The group has performed at many of Europe’s major venues and festivals, including Concertgebouw Amsterdam, Wigmore Hall, Stockholm Concert Hall, Vienna Konzerthaus, Barcelona’s L’Auditori, De Doelen, Beethovenhaus Bonn, De Bijloke, BBC Proms, Festspiele Mecklenburg Vorpommern, Heidelberg String Quartet Festival and West Cork Chamber Music Festival. Further afield, in 2024 they made their Australian debut with performances at UKARIA and Canberra International Festival. In the 2025–26 season, they return to Concertgebouw for collaborative projects with pianist Hannes Minnaar and soprano Claire Booth, the latter as part of Gabriela Ortíz’s residency at the venue. They also tour the US, and perform concerts across the UK with Dutch cellist Pieter Wispelwey.
The Dudok Quartet’s eclectic recording catalogue showcases the ensemble’s courageous and inventive signature style, spanning repertoire from the Renaissance to 20th and 21st century classics including their own arrangements. Since 2021, they have recorded for Rubicon Classics and their recent releases have been celebrated by the press. The album ‘What Remains’, bringing together works by Joey Roukens, Steve Reich and Messiaen, was praised by The Guardian as ‘finely judged and excellently delivered’. The double album featuring Tchaikovsky’s String Quartets and Dudok’s arrangements of his piano cycle The Seasons, all performed on gut strings, was named Record of the Week on BBC Radio 3’s Record Review show and received outstanding 5-star reviews in BBC Music Magazine and The Strad. Future recording plans including works by Saariaho, Shostakovich, Haydn and Schubert.

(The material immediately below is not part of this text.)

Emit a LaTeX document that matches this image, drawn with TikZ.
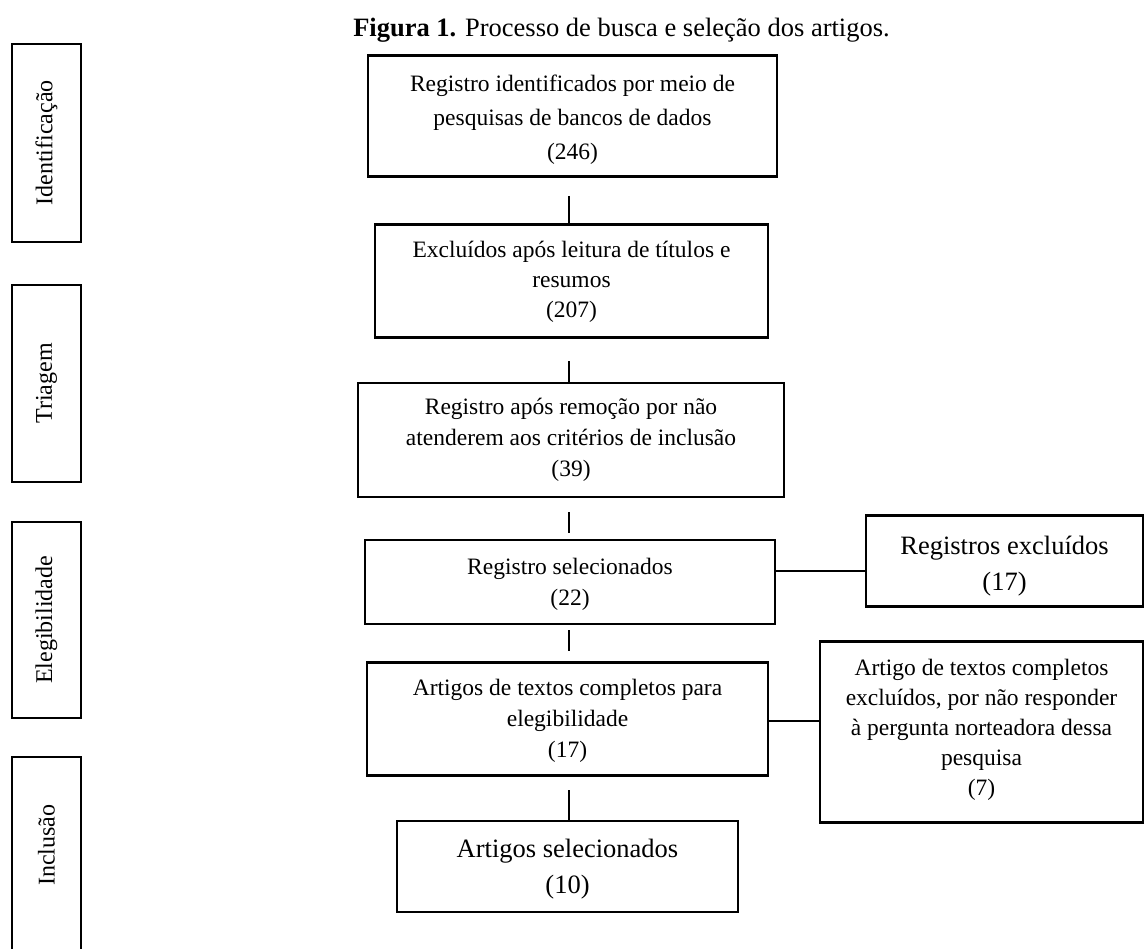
\documentclass[tikz,border=0pt]{standalone}
\usepackage{fontspec}
\setmainfont{Liberation Serif}
\begin{document}
\begin{tikzpicture}[x=1pt,y=-1pt,
  box/.style={draw=black, line width=2.6pt, inner sep=0pt},
  boxtext/.style={align=center, inner sep=0pt, font=\fontsize{23.5}{31}\selectfont},
  side/.style={draw=black, line width=2.6pt, minimum width=69pt, inner sep=0pt},
  sidelabel/.style={rotate=90, font=\fontsize{24}{28}\selectfont, inner sep=0pt},
  link/.style={draw=black, line width=2.6pt}]
\useasboundingbox (0,0) rectangle (1145,949);
% title
\node[font=\fontsize{26.5}{30}\selectfont, inner sep=0pt] (title) at (621.5,30) {\textbf{Figura 1.} Processo de busca e seleção dos artigos.};
% side boxes
\node[side, minimum height=198pt] (sid) at (46.5,143) {};
\node[sidelabel] (sidt) at (sid.center) {Identificação};
\node[side, minimum height=197pt] (str) at (46.5,383.5) {};
\node[sidelabel] (strt) at (str.center) {Triagem};
\node[side, minimum height=196pt] (sel) at (46.5,620) {};
\node[sidelabel] (selt) at (sel.center) {Elegibilidade};
\node[side, minimum height=206pt] (sin) at (46.5,860) {};
\node[sidelabel] (sint) at (46.5,845) {Inclusão};
% main boxes
\node[box, minimum width=409pt, minimum height=121pt] (b1) at (572.5,116) {};
\node[boxtext, font=\fontsize{23.5}{34}\selectfont] (t1) at ([yshift=-4pt]b1.center)
  {Registro identificados por meio de\\pesquisas de bancos de dados\\(246)};
\node[box, minimum width=393pt, minimum height=113pt] (b2) at (571.5,281) {};
\node[boxtext, font=\fontsize{23.5}{30}\selectfont] (t2) at ([yshift=-1pt]b2.center)
  {Excluídos após leitura de títulos e\\resumos\\(207)};
\node[box, minimum width=426pt, minimum height=114pt] (b3) at (571,440) {};
\node[boxtext] (t3) at (b3.center)
  {Registro após remoção por não\\atenderem aos critérios de inclusão\\(39)};
\node[box, minimum width=410pt, minimum height=84pt] (b4) at (570,582) {};
\node[boxtext] (t4) at ([yshift=-2pt]b4.center)
  {Registro selecionados\\(22)};
\node[box, minimum width=401pt, minimum height=113pt] (b5) at (567.5,719) {};
\node[boxtext] (t5) at ([yshift=-2pt]b5.center)
  {Artigos de textos completos para\\elegibilidade\\(17)};
\node[box, minimum width=341pt, minimum height=91pt] (b6) at (567.5,866.5) {};
\node[boxtext, font=\fontsize{26.5}{36}\selectfont] (t6) at ([yshift=-3pt]b6.center)
  {Artigos selecionados\\(10)};
\node[box, minimum width=277pt, minimum height=91pt] (r1) at (1004.5,561) {};
\node[boxtext, font=\fontsize{26.5}{36}\selectfont] (tr1) at ([yshift=-5pt]r1.center)
  {Registros excluídos\\(17)};
\node[box, minimum width=323pt, minimum height=181pt] (r2) at (981.5,732) {};
\node[boxtext, font=\fontsize{23.5}{30}\selectfont] (tr2) at ([yshift=2pt]r2.center)
  {Artigo de textos completos\\excluídos, por não responder\\à pergunta norteadora dessa\\pesquisa\\(7)};
% free-standing connector ends
\coordinate (c1a) at (569,196);
\coordinate (c2a) at (569,361);
\coordinate (c3a) at (569,512);
\coordinate (c3b) at (569,533);
\coordinate (c4a) at (569,630);
\coordinate (c4b) at (569,651);
\coordinate (c5a) at (569,790);
\draw[link] (c1a) -- (c1a |- b2.north);
\draw[link] (c2a) -- (c2a |- b3.north);
\draw[link] (c3a) -- (c3b);
\draw[link] (c4a) -- (c4b);
\draw[link] (c5a) -- (c5a |- b6.north);
\draw[link] (b4.east |- 0,571) -- (r1.west |- 0,571);
\draw[link] (b5.east |- 0,721) -- (r2.west |- 0,721);
\end{tikzpicture}
\end{document}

Having first met as members of the Ricciotti Ensemble, a Dutch street symphony orchestra, the quartet takes its name from renowned Dutch architect Willem Marinus Dudok (1884–1974). A great lover of music, Dudok came from a musical family and composed in his spare time, saying, ‘I feel deeply the common core of music and architecture: after all, they both derive their value from the right proportions.’
The quartet performs on violins by Francesco Goffriller and Vincenzo Panormo, and viola by Jean Baptiste Lefèbvre, generously on loan from the Dutch Musical Instrument Foundation (NMF); and a cello by Hendrik Jacobs, made in 1700.